Chinese banks appear to be stepping up in funding leveraged buyouts and acquisitions.
Take the example of private equity firm Primavera’s acquisition announcement of infant formula maker Mead Johnson’s China business this month. China Merchants Bank is the sole underwriter of a term loan to support the $2.2bn deal, said three sources away from it.
The bank has offered a seven year loan with a leverage ratio of around six to seven times — a considerably high level for Asia’s loan market.
Although senior bankers had already expected a high leverage for the deal during the bidding stage — given Mead Johnson’s mainland business has come under pressure due to challenges from Covid-19, a low birth rate in the country, and fears still rampant from a 2008 milk scandal in the country — the willingness of China Merchants to provide the entire financing on its own, and with a tenor of seven years, marks a clear shift in its risk appetite.
It doesn’t stop there. Chinese banks have also featured in a recent deal for 51job, a Nasdaq-listed Chinese recruitment company that is being taken private.
China Merchants’ Shanghai branch, together with Shanghai Pudong Development Bank’s Shanghai branch, have offered a term loan of $1.825bn to support a DCP Capital Partners-led consortium’s take-private of 51job.
The growing presence of Chinese banks in pole positions in leveraged loans continues a trend that began in 2018, when they started stepping up in corporate acquisitions deals.
That included China Citic Bank’s $3bn loan for the purchase of Tianqi Lithium’s Sociedad Química y Minera de Chile in 2018, as well as China Construction Bank’s $840m loan for Zijin Mining Co’s acquisition of Nevsun Resources the same year. At that time, many saw those transactions as evidence that Chinese banks had overcome the long internal approval process obstacle to ready critical fundraising on time.
But the recent developments show a different picture.
For instance, SPDB surprised the market by being the sole underwriter of a $3.5bn term loan to support online marketplace 58.com’s delisting from Nasdaq in June last year. The lender also worked with Ping An Bank to jointly provide a $1.1bn loan for China Biologic Products Holdings’ delisting from the US last year.
China Minsheng Bank, meanwhile, used its Hong Kong and Shanghai branches to arrange a $2.08bn financing for Sina Corp’s privatisation, with the loan syndicated both offshore and onshore in October 2020.

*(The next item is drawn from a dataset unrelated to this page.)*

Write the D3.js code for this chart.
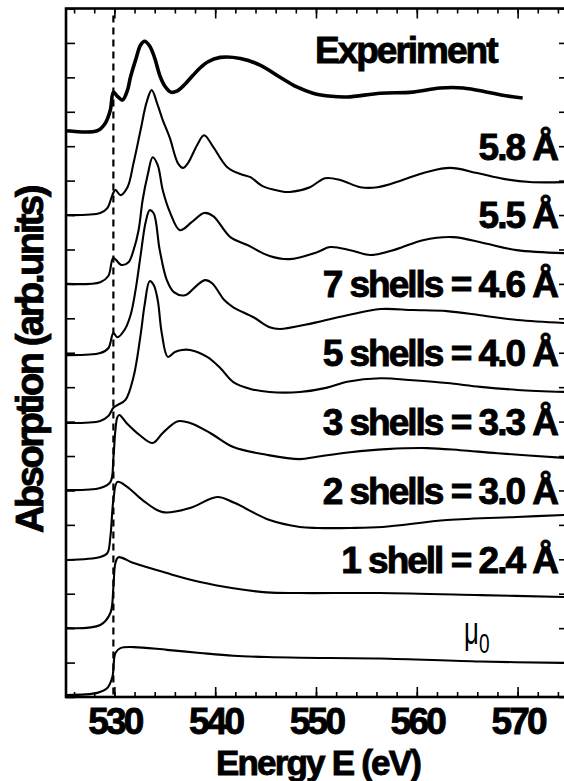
<!DOCTYPE html>
<html>
<head>
<meta charset="utf-8">
<script src="https://cdn.jsdelivr.net/npm/d3@7/dist/d3.min.js"></script>
<style>
  body { margin: 0; background: #fff; }
  svg { display: block; font-family: "Liberation Sans", Arial, sans-serif; }
  .heavy { font-weight: bold; fill: #000; stroke: #000; stroke-width: 0.9; paint-order: stroke; }
</style>
</head>
<body>
<svg id="chart" width="564" height="781"></svg>
<script>
// traces: [energy (eV), absorption relative to the trace's own baseline]
const experiment = [[525.3,0],[528.3,0],[529.1,0.22],[529.6,0.6],[529.9,1.12],[530.3,1.0],[530.8,0.89],[531.3,1.18],[531.6,1.56],[532.1,2.05],[532.6,2.49],[533.0,2.6],[533.5,2.46],[534.0,2.11],[534.5,1.61],[535.0,1.3],[535.6,1.12],[536.2,1.15],[537.0,1.35],[537.8,1.61],[538.6,1.85],[539.2,1.99],[540.5,2.13],[542.5,2.1],[544.5,1.9],[546.4,1.56],[548.1,1.27],[549.7,1.09],[551.5,1.0],[553.1,0.98],[556.4,1.09],[559.6,1.12],[562.3,1.24],[564.6,1.24],[567.0,1.12],[568.5,1.03],[570.5,0.95]];
const r58 = [[525.3,0],[528.6,0.06],[529.3,0.2],[529.8,0.58],[530.1,0.73],[530.6,0.58],[531.3,0.81],[531.9,1.51],[532.6,2.47],[533.2,3.28],[533.7,3.63],[534.3,3.19],[534.8,2.76],[535.5,2.24],[536.3,1.51],[536.8,1.37],[537.3,1.51],[538.2,2.03],[538.9,2.32],[539.8,1.98],[541.2,1.39],[542.5,1.19],[543.5,1.1],[544.7,0.84],[546.4,0.7],[547.4,0.67],[549.4,0.81],[550.9,1.07],[552.4,1.02],[554.4,0.81],[556.1,0.81],[558.6,1.02],[561.0,1.25],[563.3,1.37],[566.0,1.22],[568.6,1.05],[571.2,0.96],[575,0.96]];
const r55 = [[525.3,0],[528.6,0.05],[529.4,0.23],[529.9,0.75],[530.7,0.55],[531.4,0.63],[531.9,0.98],[532.4,1.56],[532.8,2.43],[533.3,3.16],[533.8,3.68],[534.3,3.45],[534.8,2.72],[535.5,2.09],[536.5,1.56],[537.7,1.8],[538.9,2.06],[539.8,1.97],[541.5,1.36],[543.2,1.13],[545.4,0.81],[547.4,0.72],[550.1,0.92],[551.4,1.07],[553.4,0.98],[555.4,0.84],[558.0,1.01],[560.6,1.27],[563.6,1.36],[566.6,1.19],[569.9,0.98],[575,0.89]];
const shells7 = [[525.3,0],[528.6,0.06],[529.4,0.2],[529.9,0.64],[530.3,0.52],[531.0,0.73],[531.6,1.16],[532.1,1.89],[532.6,2.9],[533.1,3.86],[533.5,4.21],[533.9,4.12],[534.5,3.05],[535.2,2.18],[535.9,1.83],[537.0,1.74],[538.2,2.03],[539.0,2.18],[539.7,2.09],[540.9,1.6],[541.8,1.39],[543.8,1.1],[545.4,0.81],[546.4,0.76],[549.7,0.93],[553.1,1.16],[556.4,1.34],[559.6,1.31],[563.0,1.28],[566.3,1.16],[570,1.02],[575,0.93]];
const shells5 = [[525.3,0],[528.6,0.06],[529.4,0.2],[529.9,0.44],[530.3,0.52],[531.1,0.67],[531.9,1.34],[532.6,2.56],[533.0,3.43],[533.5,4.12],[533.9,4.01],[534.3,3.57],[534.7,2.61],[535.3,1.92],[536.0,2.06],[536.7,2.12],[537.5,2.12],[539.2,1.92],[540.5,1.6],[541.8,1.19],[543.5,0.99],[545.4,0.9],[548.4,0.9],[551.0,1.02],[553.1,1.2],[556.4,1.3],[559.6,1.24],[563.0,1.16],[566.3,1.05],[570,0.96],[575,0.9]];
const shells3 = [[525.3,0],[528.6,0.06],[529.6,0.23],[529.9,0.93],[530.1,1.74],[530.3,2.12],[530.5,2.18],[531.2,1.95],[532.5,1.6],[533.8,1.37],[534.8,1.66],[536.3,2.0],[537.5,1.95],[539.5,1.66],[541.8,1.25],[545.2,1.02],[548.4,0.9],[550.1,0.97],[553.4,1.1],[557.0,1.19],[561.0,1.22],[564.3,1.16],[568.0,1.07],[575,0.93]];
const shells2 = [[525.3,0],[528.6,0.09],[529.3,0.2],[529.6,0.67],[529.9,1.74],[530.3,2.27],[531.3,2.12],[532.8,1.74],[534.8,1.39],[537.5,1.51],[540.2,1.83],[541.9,1.66],[545.4,1.16],[548.4,0.96],[550.1,0.93],[553.4,0.93],[556.6,0.96],[563.0,1.16],[569.9,1.25],[575,1.31]];
const shell1 = [[525.3,0],[528.6,0.09],[529.6,0.44],[529.9,1.19],[530.1,1.89],[530.4,2.06],[531.9,1.89],[535.2,1.6],[538.5,1.34],[541.8,1.16],[545.1,1.04],[548.4,1.02],[556.3,1.02],[566.3,0.96],[575,0.9]];
const mu0 = [[525.3,0],[528.3,0.06],[529.3,0.2],[529.8,0.52],[530.1,1.22],[530.6,1.36],[531.9,1.39],[535.2,1.31],[538.5,1.22],[541.8,1.14],[545.1,1.1],[548.4,1.08],[556.3,1.06],[566.3,0.97],[575,0.93]];

const traces = [experiment, r58, r55, shells7, shells5, shells3, shells2, shell1, mu0];
const offsets = [16.45, 14, 12, 9.93, 7.96, 6.01, 3.98, 2.0, 0.06];
const traceLabels = ["5.8 Å", "5.5 Å", "7 shells = 4.6 Å", "5 shells = 4.0 Å", "3 shells = 3.3 Å", "2 shells = 3.0 Å", "1 shell = 2.4 Å"];
const labelLevels = [16, 14, 12, 10, 8, 6, 4];
const edgeEnergy = 529.9;
const xMajor = [530, 540, 550, 560, 570];

const svg = d3.select("#chart");
const x = d3.scaleLinear().domain([525.2, 575]).range([66, 568]);
const y = d3.scaleLinear().domain([0, 20]).range([697, 8.5]);

svg.append("clipPath").attr("id", "plot")
  .append("rect").attr("x", 66).attr("y", 8.5).attr("width", 502).attr("height", 688.5);

// curves
const line = d3.line().curve(d3.curveCatmullRom.alpha(0.5));
const curveG = svg.append("g").attr("clip-path", "url(#plot)");
traces.forEach((t, i) => {
  curveG.append("path")
    .attr("d", line(t.map(d => [x(d[0]), y(d[1] + offsets[i])])))
    .attr("fill", "none")
    .attr("stroke", "#000")
    .attr("stroke-width", i === 0 ? 3.6 : 2.1)
    .attr("stroke-linejoin", "round");
});

// dashed edge marker
svg.append("line")
  .attr("x1", x(edgeEnergy)).attr("x2", x(edgeEnergy))
  .attr("y1", y(19.8)).attr("y2", y(0))
  .attr("stroke", "#000").attr("stroke-width", 2.2)
  .attr("stroke-dasharray", "7,5");

// axes
function styleAxis(g) {
  g.select(".domain").remove();
  g.selectAll(".tick line").attr("stroke", "#000").attr("stroke-width", 1.6);
}
const minor = d3.range(526, 576, 2);
svg.append("g").attr("transform", "translate(0,697)")
  .call(d3.axisBottom(x).tickValues(minor).tickSize(-5).tickFormat("")).call(styleAxis);
svg.append("g").attr("transform", "translate(0,8.5)")
  .call(d3.axisTop(x).tickValues(minor).tickSize(-5).tickFormat("")).call(styleAxis);
svg.append("g").attr("transform", "translate(0,8.5)")
  .call(d3.axisTop(x).tickValues(xMajor).tickSize(-10).tickFormat("")).call(styleAxis);
const bottom = svg.append("g").attr("transform", "translate(0,697)")
  .call(d3.axisBottom(x).tickValues(xMajor).tickSize(-10).tickPadding(11).tickFormat(d3.format("d")))
  .call(styleAxis);
bottom.selectAll("text")
  .attr("class", "heavy")
  .attr("font-size", 37).attr("letter-spacing", -2.8)
  .attr("font-family", "Liberation Sans, Arial, sans-serif");

svg.append("g").attr("transform", "translate(66,0)")
  .call(d3.axisLeft(y).ticks(20).tickSize(-9).tickFormat("")).call(styleAxis);
svg.append("g").attr("transform", "translate(568,0)")
  .call(d3.axisRight(y).ticks(20).tickSize(-9).tickFormat("")).call(styleAxis);

svg.append("rect")
  .attr("x", 66).attr("y", 8.5).attr("width", 502).attr("height", 688.5)
  .attr("fill", "none").attr("stroke", "#000").attr("stroke-width", 2.6);

// axis titles
svg.append("text").attr("class", "heavy")
  .attr("x", 318).attr("y", 775)
  .attr("text-anchor", "middle")
  .attr("font-size", 35).attr("letter-spacing", -1.8)
  .text("Energy E (eV)");
svg.append("text").attr("class", "heavy")
  .attr("transform", "translate(43,360) rotate(-90)")
  .attr("text-anchor", "middle")
  .attr("font-size", 38).attr("letter-spacing", -2.4)
  .text("Absorption (arb.units)");

// trace labels
svg.append("text").attr("class", "heavy")
  .attr("x", 315).attr("y", 63)
  .attr("font-size", 37).attr("letter-spacing", -2)
  .text("Experiment");
svg.selectAll(".tlabel").data(traceLabels).enter().append("text")
  .attr("class", "tlabel heavy")
  .attr("x", 557)
  .attr("y", (d, i) => y(labelLevels[i]))
  .attr("dy", "0.36em")
  .attr("text-anchor", "end")
  .attr("font-size", 37).attr("letter-spacing", -2)
  .text(d => d);

const mu = svg.append("text").attr("transform", "translate(464,644) scale(0.68,1)")
  .attr("font-size", 38);
mu.append("tspan").text("μ");
mu.append("tspan").attr("font-size", 28).attr("dy", 9).text("0");
</script>
</body>
</html>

The deals reflect the changing risk appetite and lending strategy at some of China’s largest lenders. Their willingness to underwrite chunky corporate M&As had already been noted, but muscling in on LBO loans is another step into a market previously dominated by international lenders.
LBO financings are usually more complicated in structure and higher leveraged than strategic acquisitions, posing challenges to Chinese banks unwilling to accept leverage ratios of more than four times just three years ago. This meant LBO financing had long been mainly taken up by international banks, before Chinese banks entered the picture in strength.
Should international banks worry about the rising clout of mainland banks with possible LBO clients? Perhaps not yet, as global banks can still get advisory roles — and the juicy fees that go along with it — on deals funded by Chinese banks.
But given how rapidly China’s banks have gained ground in Asia’s LBO market, it won’t be long before they give global banks a real run for their money. More competition is very much on the cards.